The Horseman probably won’t go back to Fairmount anytime soon, even just to watch a race. It’s just too hard. This isn’t one of those things where he can be a spectator. Because he doesn’t do anything half-assed. It wasn’t just a job. It wasn’t something he could turn off at the end of the day. It was something that he became, and for 20 years he didn’t know how to be anything else. So when you love something like he loved horse racing, you don’t go teasing yourself by watching other people do it. The break has to be clean.
That’s exactly the way it was 40 years ago when he tore his rotator cuff and had to leave baseball. He’d been playing in the Atlanta Braves’ farm system and was so close to making it to the bigs, and then just like that, he had to walk away. That one hurt so bad, it was two or three years before he could even bring himself to watch a game on TV, much less go to the park. He had to tell himself baseball didn’t exist.

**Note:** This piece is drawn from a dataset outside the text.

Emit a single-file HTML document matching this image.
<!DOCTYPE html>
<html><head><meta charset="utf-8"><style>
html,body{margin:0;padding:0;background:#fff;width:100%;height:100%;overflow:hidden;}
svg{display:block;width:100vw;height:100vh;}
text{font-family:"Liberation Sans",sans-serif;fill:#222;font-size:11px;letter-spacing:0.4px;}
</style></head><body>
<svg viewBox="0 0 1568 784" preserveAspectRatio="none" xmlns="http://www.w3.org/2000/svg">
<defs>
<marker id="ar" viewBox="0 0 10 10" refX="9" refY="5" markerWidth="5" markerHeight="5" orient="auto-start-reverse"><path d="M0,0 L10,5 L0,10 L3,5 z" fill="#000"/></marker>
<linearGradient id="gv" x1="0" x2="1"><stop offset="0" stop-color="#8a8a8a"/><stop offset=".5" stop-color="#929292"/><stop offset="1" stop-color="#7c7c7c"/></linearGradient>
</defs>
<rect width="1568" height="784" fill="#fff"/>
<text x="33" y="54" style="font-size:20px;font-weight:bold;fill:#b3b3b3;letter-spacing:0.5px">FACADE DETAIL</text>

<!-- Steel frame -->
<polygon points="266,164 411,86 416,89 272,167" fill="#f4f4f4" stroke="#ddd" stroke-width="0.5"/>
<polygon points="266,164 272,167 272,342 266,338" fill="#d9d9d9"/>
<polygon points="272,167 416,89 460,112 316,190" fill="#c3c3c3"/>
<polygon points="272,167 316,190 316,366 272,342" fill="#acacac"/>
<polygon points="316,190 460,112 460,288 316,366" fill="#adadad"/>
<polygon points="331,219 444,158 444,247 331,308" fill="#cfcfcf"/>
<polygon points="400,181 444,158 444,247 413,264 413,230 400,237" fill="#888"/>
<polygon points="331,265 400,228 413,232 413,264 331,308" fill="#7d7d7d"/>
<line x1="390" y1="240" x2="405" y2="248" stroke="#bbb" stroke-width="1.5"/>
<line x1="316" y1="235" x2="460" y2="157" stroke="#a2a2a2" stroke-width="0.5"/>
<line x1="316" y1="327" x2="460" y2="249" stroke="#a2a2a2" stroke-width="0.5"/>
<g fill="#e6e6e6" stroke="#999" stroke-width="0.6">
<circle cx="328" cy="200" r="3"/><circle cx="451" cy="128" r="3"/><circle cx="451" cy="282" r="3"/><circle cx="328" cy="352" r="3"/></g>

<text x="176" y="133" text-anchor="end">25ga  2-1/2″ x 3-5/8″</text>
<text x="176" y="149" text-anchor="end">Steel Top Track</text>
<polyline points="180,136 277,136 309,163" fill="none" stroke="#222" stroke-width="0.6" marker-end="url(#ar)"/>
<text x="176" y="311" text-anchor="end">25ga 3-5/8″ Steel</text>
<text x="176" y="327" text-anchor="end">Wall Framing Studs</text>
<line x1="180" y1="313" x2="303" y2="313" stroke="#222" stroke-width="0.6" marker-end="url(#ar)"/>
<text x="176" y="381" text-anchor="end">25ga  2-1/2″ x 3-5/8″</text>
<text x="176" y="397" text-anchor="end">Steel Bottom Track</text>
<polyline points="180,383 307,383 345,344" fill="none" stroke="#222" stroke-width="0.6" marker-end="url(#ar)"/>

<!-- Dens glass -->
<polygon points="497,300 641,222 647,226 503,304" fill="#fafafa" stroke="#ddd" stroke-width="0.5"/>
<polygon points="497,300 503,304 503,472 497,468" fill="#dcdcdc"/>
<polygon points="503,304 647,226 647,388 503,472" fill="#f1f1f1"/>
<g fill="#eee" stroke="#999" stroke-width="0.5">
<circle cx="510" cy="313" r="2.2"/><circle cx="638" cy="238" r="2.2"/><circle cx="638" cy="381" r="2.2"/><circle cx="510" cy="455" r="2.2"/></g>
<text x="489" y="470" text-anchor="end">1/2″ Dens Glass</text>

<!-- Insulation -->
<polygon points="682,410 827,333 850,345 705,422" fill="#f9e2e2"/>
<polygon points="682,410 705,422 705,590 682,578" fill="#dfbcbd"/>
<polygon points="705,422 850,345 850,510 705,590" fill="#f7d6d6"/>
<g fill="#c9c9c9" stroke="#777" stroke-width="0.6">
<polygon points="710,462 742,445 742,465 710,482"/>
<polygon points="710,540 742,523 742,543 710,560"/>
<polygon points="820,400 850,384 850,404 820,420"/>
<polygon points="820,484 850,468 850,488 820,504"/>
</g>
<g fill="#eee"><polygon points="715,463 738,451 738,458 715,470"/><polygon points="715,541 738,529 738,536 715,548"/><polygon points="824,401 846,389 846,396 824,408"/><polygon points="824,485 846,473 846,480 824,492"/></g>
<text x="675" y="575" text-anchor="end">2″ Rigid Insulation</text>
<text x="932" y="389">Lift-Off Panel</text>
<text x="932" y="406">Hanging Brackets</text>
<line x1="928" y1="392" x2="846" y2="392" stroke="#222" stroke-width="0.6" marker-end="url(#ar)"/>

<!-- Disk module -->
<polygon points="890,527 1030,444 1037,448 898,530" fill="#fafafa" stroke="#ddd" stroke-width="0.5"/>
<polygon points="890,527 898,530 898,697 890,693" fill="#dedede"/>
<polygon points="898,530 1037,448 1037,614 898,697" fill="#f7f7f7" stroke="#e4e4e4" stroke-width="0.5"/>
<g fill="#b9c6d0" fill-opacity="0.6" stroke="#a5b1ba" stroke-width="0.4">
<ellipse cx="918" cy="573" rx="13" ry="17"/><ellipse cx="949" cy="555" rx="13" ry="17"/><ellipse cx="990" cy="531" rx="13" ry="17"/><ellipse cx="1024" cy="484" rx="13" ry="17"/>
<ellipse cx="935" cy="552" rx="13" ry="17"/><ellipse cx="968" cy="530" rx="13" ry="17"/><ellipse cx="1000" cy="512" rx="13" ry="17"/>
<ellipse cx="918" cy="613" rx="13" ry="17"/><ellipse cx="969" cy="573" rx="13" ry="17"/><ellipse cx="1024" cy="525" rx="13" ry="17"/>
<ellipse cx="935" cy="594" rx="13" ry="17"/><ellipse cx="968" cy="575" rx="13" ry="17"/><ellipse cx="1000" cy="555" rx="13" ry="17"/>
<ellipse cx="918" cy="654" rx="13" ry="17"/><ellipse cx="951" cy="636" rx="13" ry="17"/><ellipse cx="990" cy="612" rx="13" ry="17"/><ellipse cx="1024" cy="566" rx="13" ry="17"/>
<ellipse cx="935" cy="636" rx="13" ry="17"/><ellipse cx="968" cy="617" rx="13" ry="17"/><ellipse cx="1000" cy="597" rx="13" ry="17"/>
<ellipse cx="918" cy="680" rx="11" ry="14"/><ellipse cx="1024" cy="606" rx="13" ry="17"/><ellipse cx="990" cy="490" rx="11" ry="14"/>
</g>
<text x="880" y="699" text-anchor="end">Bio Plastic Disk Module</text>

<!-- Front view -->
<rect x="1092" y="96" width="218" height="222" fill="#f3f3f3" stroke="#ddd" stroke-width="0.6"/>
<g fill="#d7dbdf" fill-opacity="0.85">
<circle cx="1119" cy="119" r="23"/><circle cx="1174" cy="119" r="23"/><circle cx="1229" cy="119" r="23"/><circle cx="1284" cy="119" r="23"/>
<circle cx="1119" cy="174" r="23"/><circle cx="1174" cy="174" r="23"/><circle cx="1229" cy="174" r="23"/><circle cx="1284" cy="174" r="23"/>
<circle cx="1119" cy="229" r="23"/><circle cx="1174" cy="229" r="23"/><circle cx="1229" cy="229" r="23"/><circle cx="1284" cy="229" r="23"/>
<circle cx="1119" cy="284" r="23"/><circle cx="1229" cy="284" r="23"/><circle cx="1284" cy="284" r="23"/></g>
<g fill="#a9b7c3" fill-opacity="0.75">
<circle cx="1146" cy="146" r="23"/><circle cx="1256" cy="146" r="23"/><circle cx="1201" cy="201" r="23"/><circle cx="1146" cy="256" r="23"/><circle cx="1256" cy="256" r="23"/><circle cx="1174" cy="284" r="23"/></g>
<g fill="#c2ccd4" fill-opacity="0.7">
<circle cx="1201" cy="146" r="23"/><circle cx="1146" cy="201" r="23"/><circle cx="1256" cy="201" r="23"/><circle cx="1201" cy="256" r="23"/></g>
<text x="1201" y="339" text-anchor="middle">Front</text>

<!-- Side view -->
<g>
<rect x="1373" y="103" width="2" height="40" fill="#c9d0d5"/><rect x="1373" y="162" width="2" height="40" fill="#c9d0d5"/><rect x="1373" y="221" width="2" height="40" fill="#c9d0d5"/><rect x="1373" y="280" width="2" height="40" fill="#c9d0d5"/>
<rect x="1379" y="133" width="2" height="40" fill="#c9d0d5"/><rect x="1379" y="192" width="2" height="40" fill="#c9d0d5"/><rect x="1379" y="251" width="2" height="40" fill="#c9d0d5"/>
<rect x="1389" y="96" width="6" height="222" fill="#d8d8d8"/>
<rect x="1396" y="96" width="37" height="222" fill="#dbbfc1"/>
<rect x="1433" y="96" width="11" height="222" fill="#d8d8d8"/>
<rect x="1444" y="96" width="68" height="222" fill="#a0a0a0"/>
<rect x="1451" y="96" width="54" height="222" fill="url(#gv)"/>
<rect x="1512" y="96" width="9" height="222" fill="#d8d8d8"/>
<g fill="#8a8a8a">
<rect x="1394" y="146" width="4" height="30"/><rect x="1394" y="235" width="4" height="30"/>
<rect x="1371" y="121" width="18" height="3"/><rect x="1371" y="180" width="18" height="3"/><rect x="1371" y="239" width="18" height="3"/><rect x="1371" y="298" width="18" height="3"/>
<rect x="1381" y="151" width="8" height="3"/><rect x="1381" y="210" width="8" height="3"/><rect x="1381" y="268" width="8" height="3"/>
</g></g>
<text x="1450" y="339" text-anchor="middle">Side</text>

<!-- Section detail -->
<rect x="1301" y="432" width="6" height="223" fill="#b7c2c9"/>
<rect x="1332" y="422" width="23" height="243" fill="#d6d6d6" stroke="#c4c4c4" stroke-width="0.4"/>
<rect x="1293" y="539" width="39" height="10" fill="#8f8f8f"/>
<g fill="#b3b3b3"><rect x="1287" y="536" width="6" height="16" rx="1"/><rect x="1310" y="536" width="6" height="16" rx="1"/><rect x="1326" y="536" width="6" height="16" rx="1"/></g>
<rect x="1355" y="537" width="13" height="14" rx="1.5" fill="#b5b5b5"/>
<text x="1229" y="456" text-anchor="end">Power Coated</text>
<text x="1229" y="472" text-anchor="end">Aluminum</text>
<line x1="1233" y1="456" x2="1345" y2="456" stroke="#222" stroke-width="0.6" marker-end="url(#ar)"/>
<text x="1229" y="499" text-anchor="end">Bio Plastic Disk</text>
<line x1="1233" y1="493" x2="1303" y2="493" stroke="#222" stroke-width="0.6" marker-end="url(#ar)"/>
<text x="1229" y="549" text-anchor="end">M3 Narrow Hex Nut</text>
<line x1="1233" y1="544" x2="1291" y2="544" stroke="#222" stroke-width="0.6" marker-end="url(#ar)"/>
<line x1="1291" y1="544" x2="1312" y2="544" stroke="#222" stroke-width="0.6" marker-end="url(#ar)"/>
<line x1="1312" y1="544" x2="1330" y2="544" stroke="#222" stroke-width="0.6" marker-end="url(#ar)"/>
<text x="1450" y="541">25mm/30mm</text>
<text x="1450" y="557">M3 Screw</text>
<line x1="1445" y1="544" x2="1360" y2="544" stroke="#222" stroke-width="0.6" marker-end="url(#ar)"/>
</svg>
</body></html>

So how’s this for irony? The Horseman who used to be a Ballplayer has been spending a lot of his time in Atlanta lately, working with his son as a private baseball instructor. It’s not really a new chapter in his life, just an option he’s looking into. He might even scout talent for a ball club or two. He’s taking it easy this time, though, seeing how things play out. He’s still trying to decide how much time he wants to set aside for fishing. But this time, there’s no right or wrong decision.